An even stranger situation is found when using single-line comments for Unicode formats such as carriage return or line feed. For example, despite being commented out, both of the following statements would give rise to compile-time errors!
// char lineFeed = '\u000A';  
// char carriageReturn = '\u000d'; 
  This is because the hexadecimal formats are always transformed by the compiler with the line feed and carriage return characters, which are not compatible with the single line comments, because they print characters outside the comment! To solve the situation, use the multi-line comment notation, for example:
/* char lineFeed = '\u000A';  
   char carriageReturn = '\u000d'; */
  Another mistake that can cause a programmer to lose a lot of time, is when the sequence \u is used in a comment.

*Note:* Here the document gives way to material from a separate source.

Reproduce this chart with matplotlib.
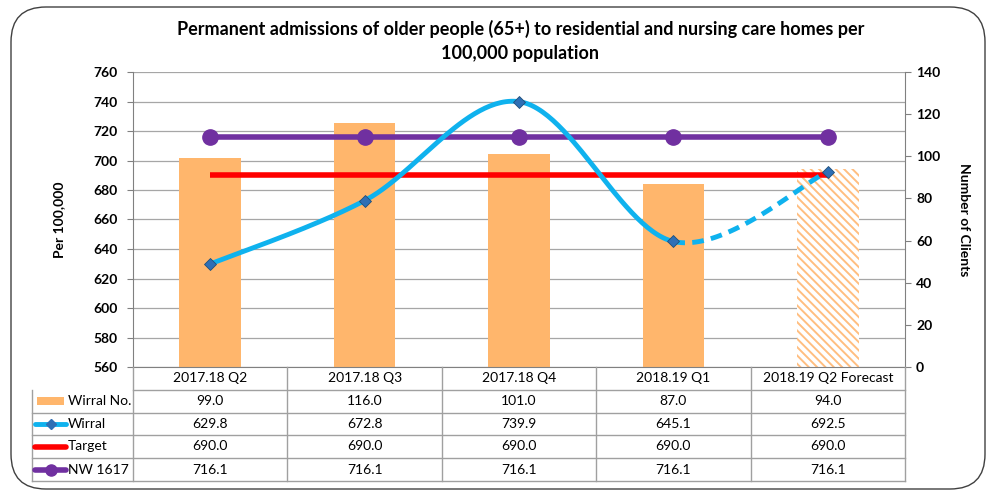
import numpy as np
import matplotlib
matplotlib.use("Agg")
import matplotlib.pyplot as plt
from matplotlib.patches import Rectangle, FancyBboxPatch
from matplotlib.lines import Line2D
from matplotlib.transforms import blended_transform_factory

plt.rcParams['font.family'] = ['Lato', 'DejaVu Sans']
plt.rcParams['hatch.linewidth'] = 1.4

categories = ["2017.18 Q2", "2017.18 Q3", "2017.18 Q4", "2018.19 Q1", "2018.19 Q2 Forecast"]
wirral_no = [99.0, 116.0, 101.0, 87.0, 94.0]
wirral = [629.8, 672.8, 739.9, 645.1, 692.5]
target = [690.0, 690.0, 690.0, 690.0, 690.0]
nw1617 = [716.1, 716.1, 716.1, 716.1, 716.1]
title = "Permanent admissions of older people (65+) to residential and nursing care homes per\n100,000 population"

W, H = 997, 495
fig = plt.figure(figsize=(W / 100, H / 100), dpi=100)

def fx(px):
    return px / W

def fy(py):
    return 1 - py / H

# outer rounded frame
frame = FancyBboxPatch((fx(11), fy(489)), fx(974), fy(7) - fy(489),
                       boxstyle="round,pad=0,rounding_size=0.035",
                       transform=fig.transFigure, facecolor="white",
                       edgecolor="#404040", lw=1.0, zorder=-10,
                       mutation_aspect=W / H)
fig.patches.append(frame)

L, R, T, B = 133, 905, 72, 367
pos = [fx(L), fy(B), fx(R) - fx(L), fy(T) - fy(B)]

bar_color = "#FFB66C"
x = np.arange(len(categories))

# grid axes (bottom)
axg = fig.add_axes(pos)
axg.set_ylim(560, 760)
axg.set_xlim(-0.5, len(categories) - 0.5)
axg.set_yticks(np.arange(560, 761, 20))
axg.grid(axis='y', color="#A6A6A6", lw=0.9)
axg.tick_params(left=False, bottom=False, labelleft=False, labelbottom=False)
for s in axg.spines.values():
    s.set_visible(False)
axg.patch.set_facecolor("white")

# bars axes (middle, right scale)
axb = fig.add_axes(pos, sharex=axg)
axb.patch.set_visible(False)
axb.set_ylim(0, 140)
axb.set_yticks(np.arange(0, 141, 20))
axb.yaxis.tick_right()
axb.yaxis.set_label_position("right")
axb.bar(x[:-1], wirral_no[:-1], width=0.4, color=bar_color, zorder=2)
axb.bar(x[-1:], wirral_no[-1:], width=0.4, facecolor="white", edgecolor="#FFBE80",
        hatch="\\\\\\\\", lw=0, zorder=2)
axb.tick_params(axis='y', direction='out', length=4, color="#808080", labelsize=10, pad=4)
axb.tick_params(axis='x', bottom=False, labelbottom=False)
for lab in axb.get_yticklabels():
    lab.set_fontweight("bold")
for k in ["top", "left", "bottom"]:
    axb.spines[k].set_visible(False)
axb.spines["right"].set_color("#808080")
axb.set_ylabel("Number of Clients", rotation=-90, fontweight="bold", fontsize=10, labelpad=21)

# line axes (top, left scale)
axl = fig.add_axes(pos, sharex=axg)
axl.patch.set_visible(False)
axl.set_ylim(560, 760)
axl.set_yticks(np.arange(560, 761, 20))
axl.tick_params(axis='y', direction='out', length=4, color="#808080", labelsize=10, pad=7)
axl.tick_params(axis='x', bottom=False, labelbottom=False)
for lab in axl.get_yticklabels():
    lab.set_fontweight("bold")
for k in ["top", "right"]:
    axl.spines[k].set_visible(False)
axl.spines["left"].set_color("#808080")
axl.spines["bottom"].set_color("#808080")
axl.set_ylabel("Per 100,000", fontweight="bold", fontsize=10, labelpad=20)

# smoothed Wirral line (Bezier / Catmull-Rom as in Excel smoothing)
P = np.column_stack([x, wirral]).astype(float)
n = len(P)
segs = []
for i in range(n - 1):
    p0, p3 = P[i], P[i + 1]
    pm = P[i - 1] if i > 0 else P[i]
    pp = P[i + 2] if i + 2 < n else P[i + 1]
    c1 = p0 + (p3 - pm) / 6
    c2 = p3 - (pp - p0) / 6
    t = np.linspace(0, 1, 60)[:, None]
    seg = (1 - t) ** 3 * p0 + 3 * (1 - t) ** 2 * t * c1 + 3 * (1 - t) * t ** 2 * c2 + t ** 3 * p3
    segs.append(seg)
solid = np.vstack(segs[:-1])
dashed = segs[-1]
wcol = "#0FB2EE"
axl.plot(x, target, color="#FF0000", lw=4, zorder=3, solid_capstyle="butt")
axl.plot(x, nw1617, color="#7030A0", lw=4, marker="o", ms=11, zorder=4)
axl.plot(solid[:, 0], solid[:, 1], color=wcol, lw=3.5, zorder=5, solid_capstyle="round")
axl.plot(dashed[:, 0], dashed[:, 1], color=wcol, lw=3.5, ls=(0, (2.4, 1.5)), zorder=5)
axl.plot(x, wirral, ls="none", marker="D", ms=6.5, color="#2F6FB5", mec="#1F4E79", mew=0.6, zorder=6)

fig.text(0.522, fy(41), title, ha="center", va="center", fontsize=13, fontweight="bold",
         linespacing=1.55)

# data table
tr = blended_transform_factory(axl.transData, fig.transFigure)
tf = fig.transFigure
gc = "#A0A0A0"
TL = 32
rows_y = [367, 390, 412.5, 435, 458, 481]
col_edges = [L] + [(L + (R - L) * (i + 1) / len(categories)) for i in range(len(categories))]
fig.add_artist(Line2D([fx(L), fx(R)], [fy(rows_y[1])] * 2, color=gc, lw=1, transform=tf))
for yy in rows_y[2:]:
    fig.add_artist(Line2D([fx(TL), fx(R)], [fy(yy)] * 2, color=gc, lw=1, transform=tf))
fig.add_artist(Line2D([fx(TL), fx(TL)], [fy(rows_y[1]), fy(rows_y[-1])], color=gc, lw=1, transform=tf))
for xe in col_edges:
    fig.add_artist(Line2D([fx(xe), fx(xe)], [fy(rows_y[0]), fy(rows_y[-1])], color=gc, lw=1, transform=tf))

def cy(r):
    return fy((rows_y[r] + rows_y[r + 1]) / 2)

for i, c in enumerate(categories):
    fig.text(x[i], cy(0), c, transform=tr, ha="center", va="center", fontsize=10)
series = [wirral_no, wirral, target, nw1617]
for r, vals in enumerate(series, start=1):
    for i, v in enumerate(vals):
        fig.text(x[i], cy(r), f"{v:.1f}", transform=tr, ha="center", va="center", fontsize=10)

labels = ["Wirral No.", "Wirral", "Target", "NW 1617"]
for r, lab in enumerate(labels, start=1):
    fig.text(fx(68), cy(r), lab, ha="left", va="center", fontsize=10)
# legend keys
fig.add_artist(Rectangle((fx(37), cy(1) - 4 / H), fx(27), 8 / H, transform=tf,
                         facecolor=bar_color, edgecolor="none"))
fig.add_artist(Line2D([fx(35), fx(66)], [cy(2)] * 2, color=wcol, lw=3.5, transform=tf,
                      solid_capstyle="round"))
fig.add_artist(Line2D([fx(50.5)], [cy(2)], marker="D", ms=5.5, color="#2F6FB5", transform=tf))
fig.add_artist(Line2D([fx(35), fx(66)], [cy(3)] * 2, color="#FF0000", lw=4, transform=tf,
                      solid_capstyle="round"))
fig.add_artist(Line2D([fx(35), fx(66)], [cy(4)] * 2, color="#7030A0", lw=4, transform=tf,
                      solid_capstyle="round"))
fig.add_artist(Line2D([fx(50.5)], [cy(4)], marker="o", ms=8, color="#7030A0", transform=tf))

fig.savefig("out.png", dpi=100)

For example, with the following comment, we will get a compile-time error:
/*
 * The file will be generated inside the C:\users\claudio folder
 */
  If the compiler does not find a sequence of 4 hexadecimal characters valid after \u, it will print the following error:
error: illegal unicode escape
 * The file will be generated inside the C:\users\claudio folder
                                             ^
1 error
 

Conclusions

In this article we have seen that the use of the char type in Java hides some truly surprising special cases. In particular, we have seen that it is possible to write Java code, using the Unicode format. This is because the compiler first transforms the Unicode format into a character, and then evaluates the syntax. This implies that programmers can find syntax errors where they would never expect, especially inside the comments.